Weld worth his weight in gold to Galway

ASTONISHING seems the most appropriate word to describe the success of the Galway Festival this week.

It simply bucked all trends and for the betting, with both the bookmakers and the Tote, to hold up the way it did was quite extraordinary.

The bottom line is that if you were in Galway over the last few days and someone told you we were in the middle of a deep recession then you’d be inclined to call for the guys in the white coats.

Personally, I believe the attendance figures were almost unbelievable. For the first four days, more than 100,000 people went through the gates, including over 44,000 on Thursday.

The attraction the place holds is simply fascinating. It is a combination of factors, with tradition and Dermot Weld at the top of the list.

Years ago, when a regular visitor to the Curragh - it is more irregular these days - the big draw was the fact you could see in the flesh Vincent O’Brien, Lester Piggott and potentially great horses.

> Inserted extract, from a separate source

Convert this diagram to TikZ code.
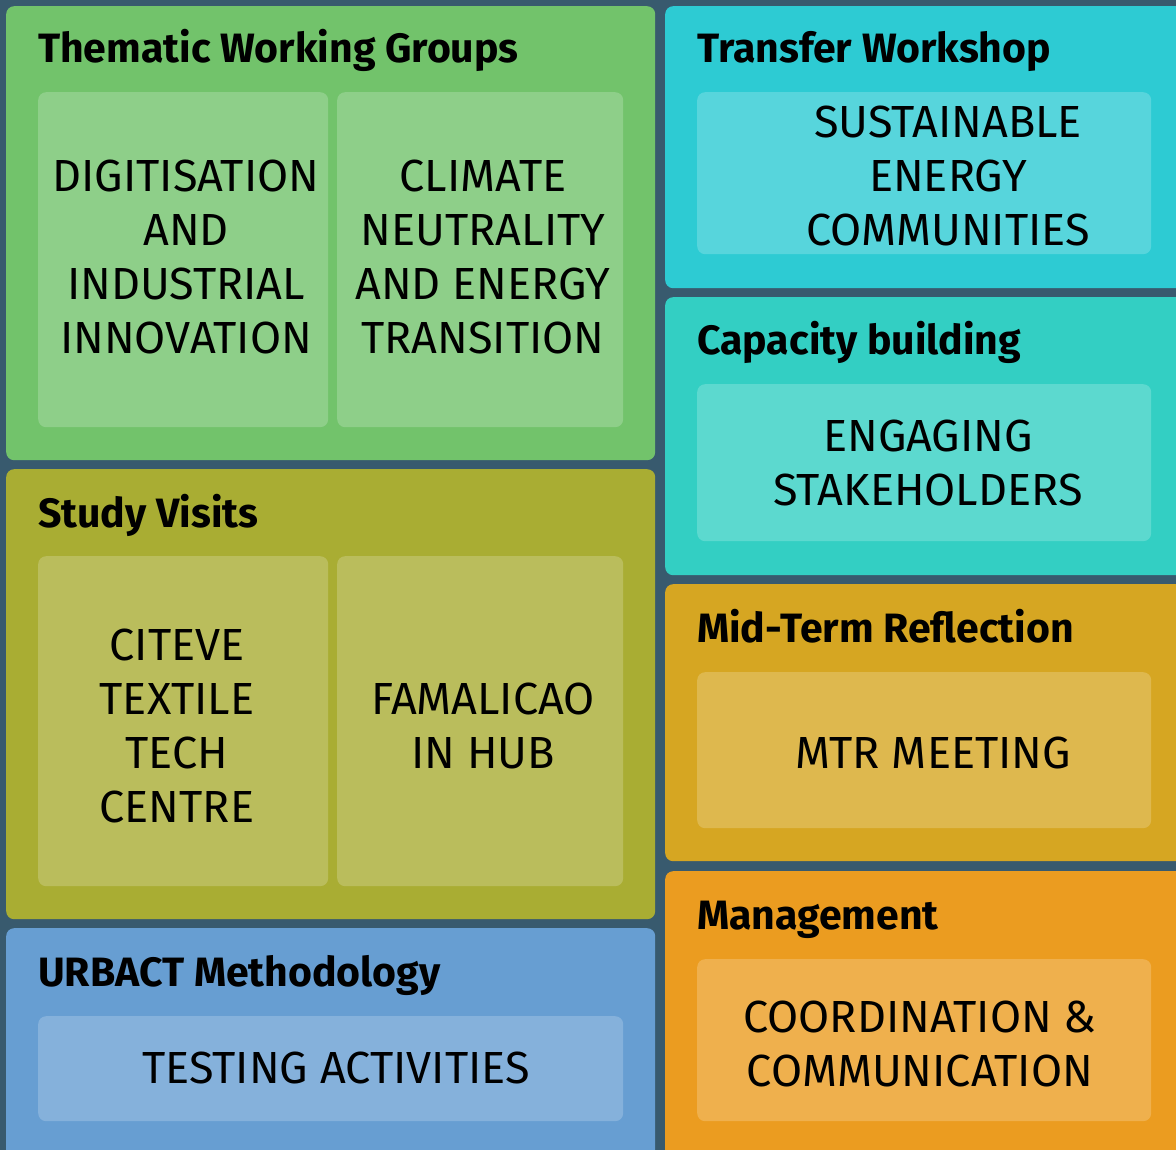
\documentclass[tikz,border=0pt]{standalone}
\usepackage{fontspec}
\setmainfont{Fira Sans}
\newfontfamily\titlefont{Fira Sans}
\newfontfamily\labelfont{Fira Sans}
\usepackage{xcolor}
\definecolor{bgslate}{HTML}{385A6E}
\definecolor{twgreen}{HTML}{72C36B}
\definecolor{svolive}{HTML}{A9AD33}
\definecolor{urbblue}{HTML}{679ED2}
\definecolor{twcyan}{HTML}{2DCBD3}
\definecolor{cbteal}{HTML}{33CFC3}
\definecolor{mtrgold}{HTML}{D6A622}
\definecolor{mgmtorange}{HTML}{EB9C20}

\begin{document}
\begin{tikzpicture}[
  x=1pt, y=-1pt,
  tile/.style={rectangle, rounded corners=8pt, anchor=north west, inner sep=0pt},
  panel/.style={rectangle, rounded corners=8pt, anchor=north west, inner sep=0pt},
  heading/.style={anchor=base west, inner sep=0pt,
                  font=\titlefont\bfseries\fontsize{41}{49}\selectfont},
  label/.style={align=center, inner sep=0pt,
                font=\labelfont\fontsize{45}{54}\selectfont}
]
\clip (0,0) rectangle (1176,1150);
\fill[bgslate] (0,0) rectangle (1176,1150);

% left column
\node[tile, fill=twgreen, minimum width=649pt, minimum height=454pt] (twg) at (6,6) {};
\node[tile, fill=svolive, minimum width=649pt, minimum height=450pt] (sv) at (6,469) {};
\node[tile, fill=urbblue, minimum width=649pt, minimum height=240pt] (urb) at (6,928) {};
% right column
\node[tile, fill=twcyan, minimum width=540pt, minimum height=282pt] (tw) at (665,6) {};
\node[tile, fill=cbteal, minimum width=540pt, minimum height=278pt] (cb) at (665,297) {};
\node[tile, fill=mtrgold, minimum width=540pt, minimum height=277pt] (mtr) at (665,584) {};
\node[tile, fill=mgmtorange, minimum width=540pt, minimum height=300pt] (mgmt) at (665,871) {};

% headings
\node[heading] (twgT) at (38,63) {Thematic Working Groups};
\node[heading] (svT) at (38,527) {Study Visits};
\node[heading] (urbT) at (38,986) {URBACT Methodology};
\node[heading] (twT) at (697,63) {Transfer Workshop};
\node[heading] (cbT) at (697,355) {Capacity building};
\node[heading] (mtrT) at (697,642) {Mid-Term Reflection};
\node[heading] (mgmtT) at (697,929) {Management};

% inner panels
\node[panel, fill=twgreen!80!white, minimum width=290pt, minimum height=335pt] (twgA) at (38,92) {};
\node[panel, fill=twgreen!80!white, minimum width=286pt, minimum height=335pt] (twgB) at (337,92) {};
\node[panel, fill=svolive!80!white, minimum width=290pt, minimum height=330pt] (svA) at (38,556) {};
\node[panel, fill=svolive!80!white, minimum width=286pt, minimum height=330pt] (svB) at (337,556) {};
\node[panel, fill=urbblue!80!white, minimum width=585pt, minimum height=105pt] (urbA) at (38,1016) {};
\node[panel, fill=twcyan!80!white, minimum width=454pt, minimum height=162pt] (twA) at (697,92) {};
\node[panel, fill=cbteal!80!white, minimum width=454pt, minimum height=157pt] (cbA) at (697,384) {};
\node[panel, fill=mtrgold!80!white, minimum width=454pt, minimum height=156pt] (mtrA) at (697,672) {};
\node[panel, fill=mgmtorange!80!white, minimum width=454pt, minimum height=162pt] (mgmtA) at (697,959) {};

% labels
\node[label] (twgAL) at (186,257) {DIGITISATION\\AND\\INDUSTRIAL\\INNOVATION};
\node[label] (twgBL) at (483,257) {CLIMATE\\NEUTRALITY\\AND ENERGY\\TRANSITION};
\node[label] (svAL) at (177,726) {CITEVE\\TEXTILE\\TECH\\CENTRE};
\node[label] (svBL) at (483,726) {FAMALICAO\\IN HUB};
\node[label] (urbAL) at (336,1068) {TESTING ACTIVITIES};
\node[label] (twAL) at (948,176) {SUSTAINABLE\\ENERGY\\COMMUNITIES};
\node[label] (cbAL) at (928,463) {ENGAGING\\STAKEHOLDERS};
\node[label] (mtrAL) at (933,753) {MTR MEETING};
\node[label] (mgmtAL) at (920,1044) {COORDINATION \&\\COMMUNICATION};
\end{tikzpicture}
\end{document}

Once O’Brien and Piggott disappeared from the scene, somehow making sure you got to the Curragh never seemed quite as important again.

In the same way Weld, who celebrated his birthday on Thursday by the way, has to be worth his weight in gold to Galway.

Finding winners is complicated and often most difficult, but at Galway he has the capacity to make it seem simple.

And punters love that and thrive on it. If the maestro has a good day then may of them do so as well.

This week, even by his own high standards, Weld produced some outstanding training performances.

One of the best had to be the display of Rock Critic in winning what looked a competitive handicap by no less than eight lengths.

Rock Critic hadn’t been seen since finishing eighth of 20 behind Final Flashback at Leopardstown the previous August.

The handicapper, quite understandably, dropped him 2lbs for that effort. He had no reason to think that at some future date Rock Critic might make him look a little silly.

I mean the horse also ran at the Festival a year ago, started favourite and only finished third. In any case, Rock Critic’s main job in life, apparently, is as a lead horse for Profound Beauty.

On Tuesday evening Weld had four winners, but immediately after the last one, Parlour, had gone in made his feelings known regarding the fact that Cork and Galway clash tomorrow.

“Pat Smullen and I will almost certainly be in Cork (they are)”, he said. “There is a Group 3 and a Listed race on there and it is the biggest flat meeting of the year in Cork. It shouldn’t clash with Galway.”

You know he has a point. This is a decent flat programme at Cork, but it has no chance competing against Galway. You may as well fire a pea-shooter at a tank!

Right, back to Galway and one or two other things. I remain perplexed as to how Paul Carberry escaped a suspension aboard Hoopy in a handicap hurdle on Wednesday.

Carberry had his whip in the wrong hand and allowed his charge to edge into runner-up, King Of Redfield, close home.

On hearing Carberry was not going to be suspended an ex-jockey, in the press room at the time and who spent most of his career riding across channel, said Carberry would have got five days in England.

Then on Thursday, it seemed that both Joseph O’Brien and Colm O’Donoghue rode carelessly in a flat handicap, but the silence from the stewards’ room here was deafening as well.

A star of the show all week was Robbie McNamara, who was simply brilliant. He stands six foot, three inches and, you’d think, might be more at home on a rugby pitch.

In lots of ways he defies logic - he sits quite beautifully on a horse, can’t half get behind one if needs be and is tactically most astute.

Have no idea how clever he was academically, but on top of a racehorse he’s a grade A student.

On Thursday night, as usual, headed to Oranmore for something to eat and met up with a man who looked about sixty, but admitted to be “heading for 78.”

Just back from the races and waiting on a steak, he was hoovering a big black pint of Guinness with obvious relish.

“Is that your first of the day”, says I. “Not at all, I had five of them at the track”, came the response.

“Obviously, you weren’t driving?’ He looked at me as if I had two heads. “Of course I was.

“They’d have no interest in catching me, sure when I was going to the races didn’t I give two ban gardai a lift!”